# COLLECTED MATERIAL start

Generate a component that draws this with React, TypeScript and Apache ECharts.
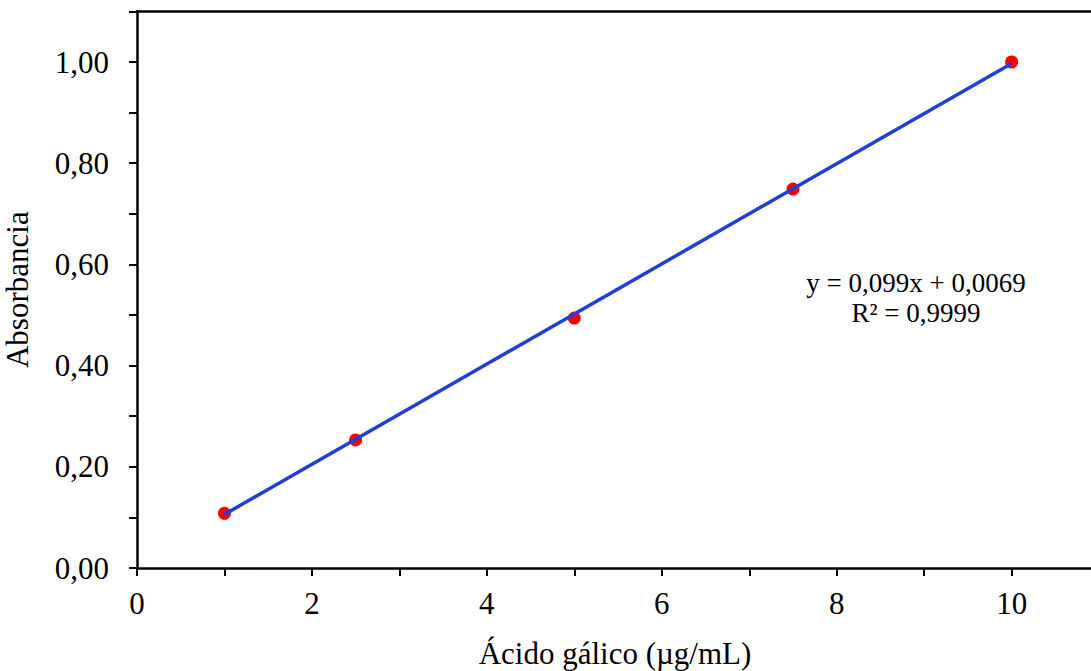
import React, { useEffect, useRef } from "react";
import * as echarts from "echarts";

const concentrations = [1, 2.5, 5, 7.5, 10];
const absorbances = [0.108, 0.253, 0.494, 0.749, 1.0];
const trendX = [1, 10];
const trendY = [0.106, 0.997];
const equationLines = ["y = 0,099x + 0,0069", "R² = 0,9999"];
const xName = "Ácido gálico (µg/mL)";
const yName = "Absorbancia";
const xMax = 10.93;

const FONT = "Times New Roman, Liberation Serif, serif";

export default function App() {
  const ref = useRef<HTMLDivElement>(null);
  useEffect(() => {
    if (!ref.current) return;
    const chart = echarts.init(ref.current, undefined, { renderer: "svg" });
    chart.setOption({
      animation: false,
      backgroundColor: "#fff",
      textStyle: { fontFamily: FONT },
      grid: {
        left: 137,
        top: 11.4,
        bottom: 103,
        right: -2,
        outerBoundsMode: "none",
        containLabel: false,
      },
      xAxis: [
        {
          type: "value",
          min: 0,
          max: xMax,
          interval: 1,
          name: xName,
          nameLocation: "middle",
          nameGap: 70,
          nameTextStyle: { fontFamily: FONT, fontSize: 31, color: "#000", padding: [0, 0, 0, 0] },
          axisLine: { show: true, lineStyle: { color: "#000", width: 2.5 } },
          axisTick: { show: true, length: 8, lineStyle: { color: "#000", width: 2 } },
          splitLine: { show: false },
          axisLabel: {
            margin: 20,
            fontFamily: FONT,
            fontSize: 31,
            color: "#000",
            formatter: (v: number) => {
              const r = Math.round(v);
              return Math.abs(v - r) < 1e-6 && r % 2 === 0 && r <= 10 ? String(r) : "";
            },
          },
        },
        {
          type: "value",
          position: "top",
          min: 0,
          max: xMax,
          interval: 1,
          axisLine: { show: true, lineStyle: { color: "#000", width: 2.5 } },
          axisTick: { show: false },
          axisLabel: { show: false },
          splitLine: { show: false },
        },
      ],
      yAxis: {
        type: "value",
        min: 0,
        max: 1.1,
        interval: 0.1,
        name: yName,
        nameLocation: "middle",
        nameGap: 104,
        nameRotate: 90,
        nameTextStyle: { fontFamily: FONT, fontSize: 31, color: "#000" },
        axisLine: { show: true, lineStyle: { color: "#000", width: 2.5 } },
        axisTick: { show: true, length: 8, lineStyle: { color: "#000", width: 2 } },
        splitLine: { show: false },
        axisLabel: {
          margin: 28,
          fontFamily: FONT,
          fontSize: 31,
          color: "#000",
          formatter: (v: number) => {
            const t = Math.round(v * 10);
            return t % 2 === 0 && t <= 10 ? (t / 10).toFixed(2).replace(".", ",") : "";
          },
        },
      },
      series: [
        {
          type: "line",
          data: trendX.map((x, i) => [x, trendY[i]]),
          showSymbol: false,
          symbol: "none",
          lineStyle: { color: "#1f3fd6", width: 3.5 },
          z: 3,
        },
        {
          type: "scatter",
          data: concentrations.map((x, i) => [x, absorbances[i]]),
          symbolSize: 13,
          itemStyle: { color: "#ff0000", opacity: 1 },
          z: 2,
        },
      ],
      graphic: [
        {
          type: "text",
          x: 916,
          y: 268,
          style: {
            text: equationLines.join("\n"),
            fontFamily: FONT,
            fontSize: 27,
            lineHeight: 30,
            fill: "#000",
            align: "center",
            verticalAlign: "top",
          },
        },
      ],
    });
    return () => chart.dispose();
  }, []);
  return (
    <div style={{ position: "fixed", left: 0, top: 0, width: 1091, height: 671, overflow: "hidden", background: "#fff" }}>
      <div ref={ref} style={{ width: 1091, height: 671 }} />
    </div>
  );
}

# COLLECTED MATERIAL end

— EXERCISE DESCRIPTION —
Whenever "React" turns up in a line, pick that line out.

— RESPONSE TO THE TASK —
Generate a component that draws this with React, TypeScript and Apache ECharts.
import React, { useEffect, useRef } from "react";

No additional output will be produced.